What’s more, several conduit lenders are taking steps to re-open their securitized loan platforms, looking to originate new conduit loans this summer to be sold through TALF in the fall. This next wave of conduit loans will be very conservatively underwritten, but the trend signals the first step in a process that could significantly enhance the liquidity of the multifamily industry.

TALF funds for consumer-backed securities have already been launched by Prudential Financial, Morgan Stanley Investment Management, PIMCO, and Citigroup. But many investors, such as Standish Mellon Asset Management, are choosing to sit out the first few consumer TALF offerings, eager to see how the concept played out.

“We weren’t sure whether it would be something that was going to fit within our product offering,” says Tom Graf, managing director of structured products and global workout solutions at the Boston-based Standish Mellon. “But as we went through several TALF subscription periods, it became apparent to us that this was something we could be successful at.”

The company recently opened two TALF funds—one aimed at investing in new CMBS and consumer asset-backed securities, and a second fund focused on legacy assets, such as CMBS issued before 2009.

TALF is basically a loan program, providing low-cost debt to CMBS investors to help spur interest in the market. TALF investors need only $15 in their own equity to achieve $100 of purchasing power. The hope is that increased investor interest will ultimately lower interest rates on new conduit loan originations.

The early efforts have been positive, and many firms are targeting rates of return in the 10 percent to 16 percent range. Many more investment firms are expected to announce TALF funds in the coming days, buoyed by the early success of the program, and growing more comfortable with the prospect of partnering with the government.

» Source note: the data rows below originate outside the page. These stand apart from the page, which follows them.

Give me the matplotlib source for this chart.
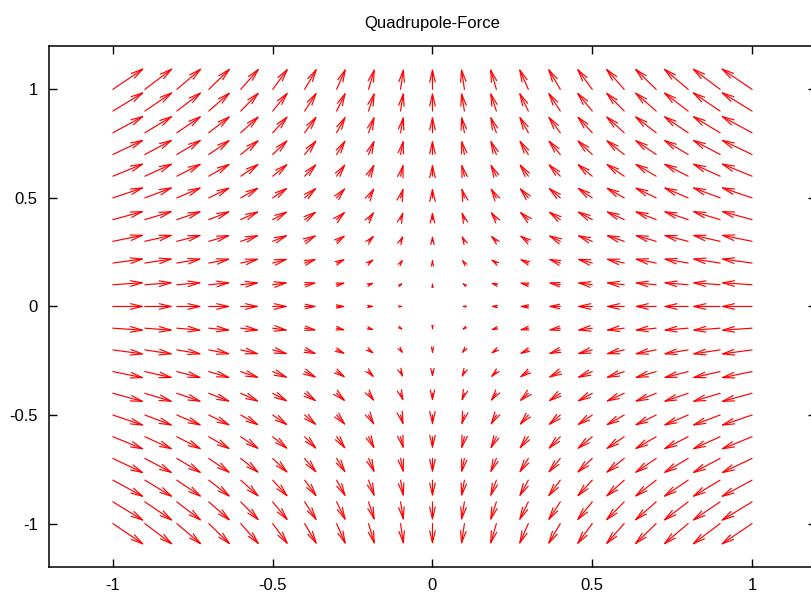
import matplotlib
matplotlib.use("Agg")
import matplotlib.pyplot as plt
import numpy as np

plt.rcParams['font.family'] = ['Liberation Sans', 'DejaVu Sans']

# grid of arrow tails (same in x and y)
x_pos = [-1.0, -0.9, -0.8, -0.7, -0.6, -0.5, -0.4, -0.3, -0.2, -0.1, 0.0,
         0.1, 0.2, 0.3, 0.4, 0.5, 0.6, 0.7, 0.8, 0.9, 1.0]
y_pos = [-1.0, -0.9, -0.8, -0.7, -0.6, -0.5, -0.4, -0.3, -0.2, -0.1, 0.0,
         0.1, 0.2, 0.3, 0.4, 0.5, 0.6, 0.7, 0.8, 0.9, 1.0]
# horizontal force component per column, vertical component per row
u_col = [0.10, 0.09, 0.08, 0.07, 0.06, 0.05, 0.04, 0.03, 0.02, 0.01, 0.0,
         -0.01, -0.02, -0.03, -0.04, -0.05, -0.06, -0.07, -0.08, -0.09, -0.10]
v_row = [-0.10, -0.09, -0.08, -0.07, -0.06, -0.05, -0.04, -0.03, -0.02, -0.01, 0.0,
         0.01, 0.02, 0.03, 0.04, 0.05, 0.06, 0.07, 0.08, 0.09, 0.10]

xticks = [-1, -0.5, 0, 0.5, 1]
xtick_labels = ["-1", "-0.5", "0", "0.5", "1"]
yticks = [-1, -0.5, 0, 0.5, 1]
ytick_labels = ["-1", "-0.5", "0", "0.5", "1"]

fig = plt.figure(figsize=(8.12, 5.96), dpi=100)
ax = fig.add_axes([0.0603, 0.0487, 0.9446, 0.8742])
ax.set_xlim(-1.2, 1.2)
ax.set_ylim(-1.2, 1.2)

for i, x in enumerate(x_pos):
    for j, y in enumerate(y_pos):
        u, v = u_col[i], v_row[j]
        length = np.hypot(u, v)
        if length == 0:
            continue
        # shrink heads on short arrows, like gnuplot does
        f = min(1.0, length / 0.05)
        style = "->,head_length=%.2f,head_width=%.2f" % (0.85 * f, 0.2 * f)
        ax.annotate("", xy=(x + u, y + v), xytext=(x, y),
                    arrowprops=dict(arrowstyle=style, color="red", lw=0.85,
                                    shrinkA=0, shrinkB=0))

ax.set_xticks(xticks)
ax.set_xticklabels(xtick_labels)
ax.set_yticks(yticks)
ax.set_yticklabels(ytick_labels)
ax.tick_params(direction="in", length=6, width=1, top=True, right=True,
               labelsize=12, pad=8)
for s in ax.spines.values():
    s.set_linewidth(1.1)

ax.set_title("Quadrupole-Force", fontsize=12, pad=13)

fig.savefig("out.png", dpi=100)
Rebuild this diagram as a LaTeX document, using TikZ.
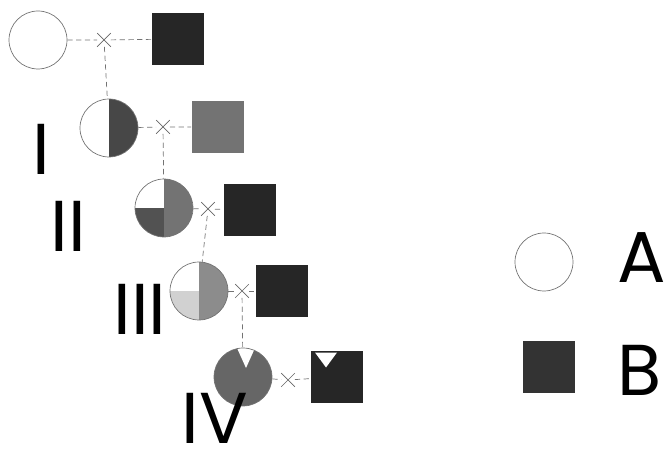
\documentclass[tikz,border=0pt]{standalone}
\usepackage{fontspec}
\setmainfont{Poppins}
\usetikzlibrary{calc,shapes.misc,positioning}

\begin{document}
\begin{tikzpicture}[x=0.02cm,y=-0.02cm,
  parent/.style={circle,draw=black!55,thin,minimum size=1.16cm,inner sep=0pt},
  male/.style={rectangle,fill=black!85,minimum size=1.06cm,inner sep=0pt},
  crossmark/.style={cross out,draw=black!60,thin,minimum size=0.26cm,inner sep=0pt},
  link/.style={draw=black!55,thin,densely dashed},
  gen/.style={font=\fontsize{41}{41}\selectfont,inner sep=0pt}]
\useasboundingbox (0,0) rectangle (667,452);
% P: A x B
\node[parent] (A0) at (38,40) {};
\node[male] (B0) at (178,39) {};
\node[crossmark] (x0) at (104,40) {};
\draw[link] (A0) -- (x0) -- (B0);
% I
\node[parent,path picture={\fill[black!72] (path picture bounding box.north) rectangle (path picture bounding box.south east);}] (C1) at (109,128) {};
\node[male,fill=black!55] (S1) at (218,127) {};
\node[crossmark] (x1) at (163,127) {};
\draw[link] (x0) -- (C1);
\draw[link] (C1) -- (x1) -- (S1);
\node[gen] (g1) at (41,149) {I};
% II
\node[parent,path picture={
  \fill[black!55] (path picture bounding box.north) rectangle (path picture bounding box.south east);
  \fill[black!68] (path picture bounding box.west) rectangle (path picture bounding box.south);}] (C2) at (164,208) {};
\node[male] (S2) at (250,210) {};
\node[crossmark] (x2) at (208,209) {};
\draw[link] (x1) -- (C2);
\draw[link] (C2) -- (x2) -- (S2);
\node[gen] (g2) at (68,226) {II};
% III
\node[parent,path picture={
  \fill[black!45] (path picture bounding box.north) rectangle (path picture bounding box.south east);
  \fill[black!18] (path picture bounding box.west) rectangle (path picture bounding box.south);}] (C3) at (199,291) {};
\node[male] (S3) at (282,291) {};
\node[crossmark] (x3) at (242,291) {};
\draw[link] (x2) -- (C3);
\draw[link] (C3) -- (x3) -- (S3);
\node[gen] (g3) at (140,309) {III};
% IV
\node[parent,path picture={
  \fill[black!60] (path picture bounding box.south west) rectangle (path picture bounding box.north east);
  \fill[white] ($(path picture bounding box.north)+(-6,0)$) -- ($(path picture bounding box.north)+(12,0)$) -- ($(path picture bounding box.north)+(3,20)$) -- cycle;}] (C4) at (243,377) {};
\node[male,path picture={
  \fill[white] ($(path picture bounding box.north)+(-22,2)$) -- ($(path picture bounding box.north)+(0,2)$) -- ($(path picture bounding box.north)+(-11,17)$) -- cycle;}] (S4) at (337,377) {};
\node[crossmark] (x4) at (288,380) {};
\draw[link] (x3) -- (C4);
\draw[link] (C4) -- (x4) -- (S4);
\node[gen] (g4) at (215,418) {IV};
% key
\node[parent] (keyA) at (544,262) {};
\node[male,fill=black!80] (keyB) at (549,367) {};
\node[gen] (labA) at (642,258) {A};
\node[gen] (labB) at (640,370) {B};
\end{tikzpicture}
\end{document}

One lesson Standish Mellon took from watching the early TALF consumer efforts is that early adopters will see the greatest payback. “Given how this program has played out in its early stages, spreads have started to tighten, so the yield spread premium that you’re getting to buy that same asset is lower now than it was originally,” Graf says.

While TALF has already been successful at spurring auto and student loan investment, the CMBS version of TALF has been slow going. The first deadline for investors to request TALF loans for new issue CMBS came and went on June 16 without a single application. But the lack of initial interest wasn’t surprising, given that no new CMBS issuances have been offered through the program, and it remains unclear what legacy CMBS will be offered.

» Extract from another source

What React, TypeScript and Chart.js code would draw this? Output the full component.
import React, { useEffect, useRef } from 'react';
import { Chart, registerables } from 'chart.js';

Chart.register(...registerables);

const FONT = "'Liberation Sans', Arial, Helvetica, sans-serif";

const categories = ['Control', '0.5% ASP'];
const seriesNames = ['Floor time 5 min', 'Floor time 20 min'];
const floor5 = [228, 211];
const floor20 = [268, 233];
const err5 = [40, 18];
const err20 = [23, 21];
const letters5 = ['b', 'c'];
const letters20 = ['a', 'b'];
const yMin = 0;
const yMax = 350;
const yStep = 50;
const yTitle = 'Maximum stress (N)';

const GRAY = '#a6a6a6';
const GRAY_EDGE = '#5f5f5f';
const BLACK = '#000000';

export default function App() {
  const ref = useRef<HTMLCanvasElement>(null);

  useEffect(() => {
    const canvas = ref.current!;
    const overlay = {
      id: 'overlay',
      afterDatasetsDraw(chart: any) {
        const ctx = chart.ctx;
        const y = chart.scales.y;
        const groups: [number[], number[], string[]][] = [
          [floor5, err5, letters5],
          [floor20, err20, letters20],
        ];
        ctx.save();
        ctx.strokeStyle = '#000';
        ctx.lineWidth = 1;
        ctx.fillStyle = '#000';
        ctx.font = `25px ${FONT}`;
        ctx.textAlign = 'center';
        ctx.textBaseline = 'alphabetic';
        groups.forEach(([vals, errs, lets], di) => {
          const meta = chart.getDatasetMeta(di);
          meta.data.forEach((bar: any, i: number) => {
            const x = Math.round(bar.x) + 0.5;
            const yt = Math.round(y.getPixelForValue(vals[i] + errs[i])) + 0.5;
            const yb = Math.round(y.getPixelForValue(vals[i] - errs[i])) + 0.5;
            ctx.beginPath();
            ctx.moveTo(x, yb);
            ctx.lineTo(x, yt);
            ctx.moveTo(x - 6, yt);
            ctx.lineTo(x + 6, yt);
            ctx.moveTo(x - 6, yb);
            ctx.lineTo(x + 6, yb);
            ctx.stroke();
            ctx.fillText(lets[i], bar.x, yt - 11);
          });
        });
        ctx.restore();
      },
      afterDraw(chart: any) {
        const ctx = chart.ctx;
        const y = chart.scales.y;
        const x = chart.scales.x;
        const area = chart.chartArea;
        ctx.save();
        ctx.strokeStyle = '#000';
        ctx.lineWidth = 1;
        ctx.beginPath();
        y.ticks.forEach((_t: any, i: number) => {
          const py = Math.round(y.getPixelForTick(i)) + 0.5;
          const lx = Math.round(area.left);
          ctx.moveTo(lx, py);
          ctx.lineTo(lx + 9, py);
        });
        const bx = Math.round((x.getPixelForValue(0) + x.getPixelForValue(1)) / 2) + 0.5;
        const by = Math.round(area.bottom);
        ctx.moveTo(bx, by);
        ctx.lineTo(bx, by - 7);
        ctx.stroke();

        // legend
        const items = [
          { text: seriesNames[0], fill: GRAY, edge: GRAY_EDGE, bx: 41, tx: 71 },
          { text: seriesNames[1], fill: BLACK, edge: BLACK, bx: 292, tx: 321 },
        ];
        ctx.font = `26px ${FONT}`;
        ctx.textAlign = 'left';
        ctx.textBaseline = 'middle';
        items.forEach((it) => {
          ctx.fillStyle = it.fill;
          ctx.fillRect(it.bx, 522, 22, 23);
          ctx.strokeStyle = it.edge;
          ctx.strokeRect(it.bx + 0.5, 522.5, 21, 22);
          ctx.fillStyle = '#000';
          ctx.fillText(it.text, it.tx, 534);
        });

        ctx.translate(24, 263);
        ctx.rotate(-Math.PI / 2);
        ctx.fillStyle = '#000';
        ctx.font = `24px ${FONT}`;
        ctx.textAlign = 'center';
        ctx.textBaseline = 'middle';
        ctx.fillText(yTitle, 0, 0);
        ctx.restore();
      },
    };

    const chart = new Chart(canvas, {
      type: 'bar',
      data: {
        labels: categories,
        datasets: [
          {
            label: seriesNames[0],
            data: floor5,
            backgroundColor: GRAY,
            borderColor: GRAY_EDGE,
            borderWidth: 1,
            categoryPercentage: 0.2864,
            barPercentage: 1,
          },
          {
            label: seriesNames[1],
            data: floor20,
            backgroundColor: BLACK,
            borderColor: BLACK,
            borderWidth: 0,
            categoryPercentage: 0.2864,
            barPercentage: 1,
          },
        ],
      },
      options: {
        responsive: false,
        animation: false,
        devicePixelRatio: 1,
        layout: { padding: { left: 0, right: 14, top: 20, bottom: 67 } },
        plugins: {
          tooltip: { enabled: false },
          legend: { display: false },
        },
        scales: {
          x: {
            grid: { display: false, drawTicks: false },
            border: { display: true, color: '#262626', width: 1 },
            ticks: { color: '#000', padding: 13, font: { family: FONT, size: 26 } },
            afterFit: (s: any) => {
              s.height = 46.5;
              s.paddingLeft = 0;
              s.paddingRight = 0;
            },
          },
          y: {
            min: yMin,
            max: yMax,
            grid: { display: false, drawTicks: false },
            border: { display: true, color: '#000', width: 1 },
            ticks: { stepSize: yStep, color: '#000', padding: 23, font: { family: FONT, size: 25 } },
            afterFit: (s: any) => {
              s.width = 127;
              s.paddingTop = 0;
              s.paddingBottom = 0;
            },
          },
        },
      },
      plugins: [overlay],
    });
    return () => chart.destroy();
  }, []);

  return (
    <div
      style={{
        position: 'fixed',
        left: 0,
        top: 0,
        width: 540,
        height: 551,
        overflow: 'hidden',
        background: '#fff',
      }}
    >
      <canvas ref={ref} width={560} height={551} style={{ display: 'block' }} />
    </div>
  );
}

“We’ve heard rumors of new issue CMBS forthcoming,” Graf says. “There may be some deals in the works, but not for the [June 16] subscription date.”

Much depends on how quickly conduit lenders can put together a well-diversified pool of loans—for different property types and geographic location, which is a requirement of the TALF program.

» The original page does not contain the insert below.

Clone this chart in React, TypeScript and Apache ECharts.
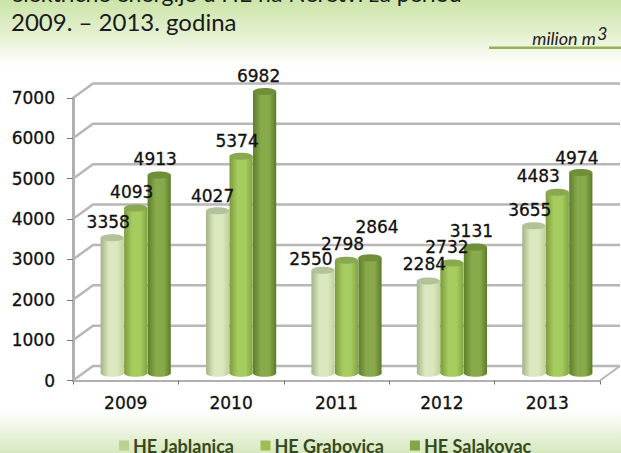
import React, { useEffect, useRef } from "react";
import * as echarts from "echarts";

const years = ["2009", "2010", "2011", "2012", "2013"];
const seriesNames = ["HE Jablanica", "HE Grabovica", "HE Salakovac"];
const jablanica = [3358, 4027, 2550, 2284, 3655];
const grabovica = [4093, 5374, 2798, 2732, 4483];
const salakovac = [4913, 6982, 2864, 3131, 4974];
const wallTicks = [0, 1000, 2000, 3000, 4000, 5000, 6000, 7000];
const titleLines = ["električne energije u HE na Neretvi za period", "2009. – 2013. godina"];

// Hand-placed label nudges (dx, dy from the default spot above a cylinder).
const nudges: number[][][] = [
  [[0, 0], [-1, 1], [-8, 5], [0, -1], [0, 0]],
  [[0, 0], [0, 1], [0, 0], [-1, 0], [-15, 0]],
  [[0, 0], [-2, 1], [11, -15], [0, 0], [0, 1]],
];

const shades = [
  { flat: "#b9d28f", edge: "#a3b486", mid: "#dbe8bf", right: "#c0d19c", cap: "#b3c298" },
  { flat: "#9cbf4f", edge: "#7d9c3e", mid: "#a6cb5e", right: "#82a443", cap: "#8aa850" },
  { flat: "#84a543", edge: "#5f7d2b", mid: "#89aa4b", right: "#5c7a2a", cap: "#6f8f38" },
];

const DEPTH_X = 20;
const DEPTH_Y = -14.5;
const LABEL_FONT = "'DejaVu Sans', sans-serif";

// One cylinder plus its value label, standing halfway into the floor depth.
function cylinder(seriesIndex: number) {
  return (params: any, api: any) => {
    const cat = api.value(0);
    const value = api.value(1);
    const top = api.coord([cat, value]);
    const base = api.coord([cat, 0]);
    const band = api.size([1, 0])[0];
    const w = band * 0.22;
    const cx = top[0] + DEPTH_X / 2 + (seriesIndex - 1) * band * 0.223;
    const topY = top[1] + DEPTH_Y / 2;
    const baseY = base[1] + DEPTH_Y / 2;
    const s = shades[seriesIndex];
    const ry = 3.5;
    const body = new echarts.graphic.LinearGradient(0, 0, 1, 0, [
      { offset: 0, color: s.edge },
      { offset: 0.35, color: s.mid },
      { offset: 0.7, color: s.mid },
      { offset: 1, color: s.right },
    ]);
    const [ndx, ndy] = nudges[seriesIndex][cat];
    return {
      type: "group",
      children: [
        { type: "ellipse", shape: { cx, cy: baseY, rx: w / 2, ry }, style: { fill: body } },
        { type: "rect", shape: { x: cx - w / 2, y: topY, width: w, height: baseY - topY }, style: { fill: body } },
        { type: "ellipse", shape: { cx, cy: topY, rx: w / 2, ry }, style: { fill: s.cap } },
        {
          type: "text",
          z2: 50,
          x: cx - 4 + ndx,
          y: topY - 16 + ndy,
          style: {
            text: String(value),
            fill: "#111",
            font: `17px ${LABEL_FONT}`,
            align: "center",
            verticalAlign: "middle",
            stroke: "#111",
            lineWidth: 0.3,
          },
        },
      ],
    };
  };
}

// Side-wall and back-wall rule for one tick value.
function wallRule(params: any, api: any) {
  const front = api.coord([0, api.value(0)]);
  const x0 = params.coordSys.x;
  const x1 = x0 + params.coordSys.width;
  const y = front[1];
  return {
    type: "polyline",
    silent: true,
    shape: { points: [[x0, y], [x0 + DEPTH_X, y + DEPTH_Y], [x1 + DEPTH_X, y + DEPTH_Y]] },
    style: { fill: "none", stroke: "#b7b7b7", lineWidth: 2.5 },
  };
}

// Right-hand edge of the floor.
function floorEdge(params: any, api: any) {
  const y = api.coord([0, 0])[1];
  const x1 = params.coordSys.x + params.coordSys.width;
  return {
    type: "line",
    silent: true,
    shape: { x1, y1: y, x2: x1 + DEPTH_X, y2: y + DEPTH_Y },
    style: { stroke: "#b7b7b7", lineWidth: 2 },
  };
}

export default function App() {
  const ref = useRef<HTMLDivElement>(null);
  useEffect(() => {
    const chart = echarts.init(ref.current!, null, { renderer: "svg" });
    const columns = [jablanica, grabovica, salakovac];
    chart.setOption({
      animation: false,
      backgroundColor: new echarts.graphic.LinearGradient(0, 0, 0, 1, [
        { offset: 0, color: "#cbe4a8" },
        { offset: 0.075, color: "#e4f0d0" },
        { offset: 0.135, color: "#fdfdf8" },
        { offset: 0.15, color: "#ffffff" },
        { offset: 0.905, color: "#ffffff" },
        { offset: 1, color: "#d6e8bf" },
      ]),
      grid: { left: 73, right: 21, top: 98, bottom: 72.5, containLabel: false },
      xAxis: {
        type: "category",
        data: years,
        axisLine: { show: true, lineStyle: { color: "#b0b0b0", width: 2 } },
        axisTick: { show: true, length: 4, lineStyle: { color: "#777", width: 1 } },
        axisLabel: {
          color: "#111",
          fontFamily: LABEL_FONT,
          fontSize: 17,
          margin: 14,
          textBorderColor: "#111",
          textBorderWidth: 0.3,
        },
      },
      yAxis: {
        type: "value",
        min: 0,
        max: 7000,
        interval: 1000,
        splitLine: { show: false },
        axisLine: { show: true, lineStyle: { color: "#b0b0b0", width: 3 } },
        axisTick: { show: true, length: 6, lineStyle: { color: "#777", width: 1 } },
        axisLabel: {
          color: "#111",
          fontFamily: LABEL_FONT,
          fontSize: 17,
          margin: 18,
          formatter: (v: number) => String(v),
          textBorderColor: "#111",
          textBorderWidth: 0.3,
        },
      },
      legend: {
        left: 119,
        top: 436.5,
        itemWidth: 10,
        itemHeight: 10,
        itemGap: 26,
        icon: "rect",
        data: seriesNames,
        padding: 0,
        textStyle: {
          color: "#36481c",
          fontFamily: "Lato, sans-serif",
          fontWeight: "bold",
          fontSize: 18,
          lineHeight: 15,
          padding: [0, 0, 0, -1],
        },
      },
      graphic: [
        {
          type: "text",
          x: 11,
          y: 4,
          style: { text: titleLines[0], fill: "#1a1a1a", font: "23px Lato, sans-serif", verticalAlign: "bottom" },
        },
        {
          type: "text",
          x: 11,
          y: 33,
          style: { text: titleLines[1], fill: "#1a1a1a", font: "24px Lato, sans-serif", verticalAlign: "bottom" },
        },
        {
          type: "text",
          x: 596,
          y: 47,
          style: { text: "milion m", fill: "#222", font: "italic 18px Lato, sans-serif", align: "right", verticalAlign: "bottom" },
        },
        {
          type: "text",
          x: 597,
          y: 42,
          style: { text: "3", fill: "#222", font: "italic 18px Lato, sans-serif", align: "left", verticalAlign: "bottom" },
        },
        { type: "rect", shape: { x: 489, y: 46.5, width: 132, height: 2.5 }, style: { fill: "#93b255" } },
      ],
      series: [
        {
          type: "custom",
          name: "wall",
          renderItem: wallRule,
          data: wallTicks.map((t) => [t]),
          encode: { y: 0 },
          clip: false,
          silent: true,
          z: 1,
        },
        {
          type: "custom",
          name: "floor",
          renderItem: floorEdge,
          data: [[0]],
          encode: { y: 0 },
          clip: false,
          silent: true,
          z: 1,
        },
        ...seriesNames.map((name, i) => ({
          type: "custom",
          name,
          renderItem: cylinder(i),
          data: columns[i].map((v, c) => [c, v]),
          encode: { x: 0, y: 1 },
          itemStyle: { color: shades[i].flat },
          clip: false,
          z: 3,
        })),
      ],
    });
    return () => chart.dispose();
  }, []);
  return <div ref={ref} style={{ position: "absolute", left: 0, top: 0, width: 621, height: 453 }} />;
}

“The first real test is when the first CMBS is formed, sold, and priced,” probably no sooner than September, says Spencer Levy, senior managing director at CBRE's Restructuring Services Group based in Washington, D.C.  “We’re speaking with several major players that are opening their warehouse lines and lending in this environment specifically for this purpose.”

Levy also believes that the first CMBS issuance under TALF may be a single-borrower transaction, such as a REIT with a diversified pool that recently recapitalized by renegotiating credit lines.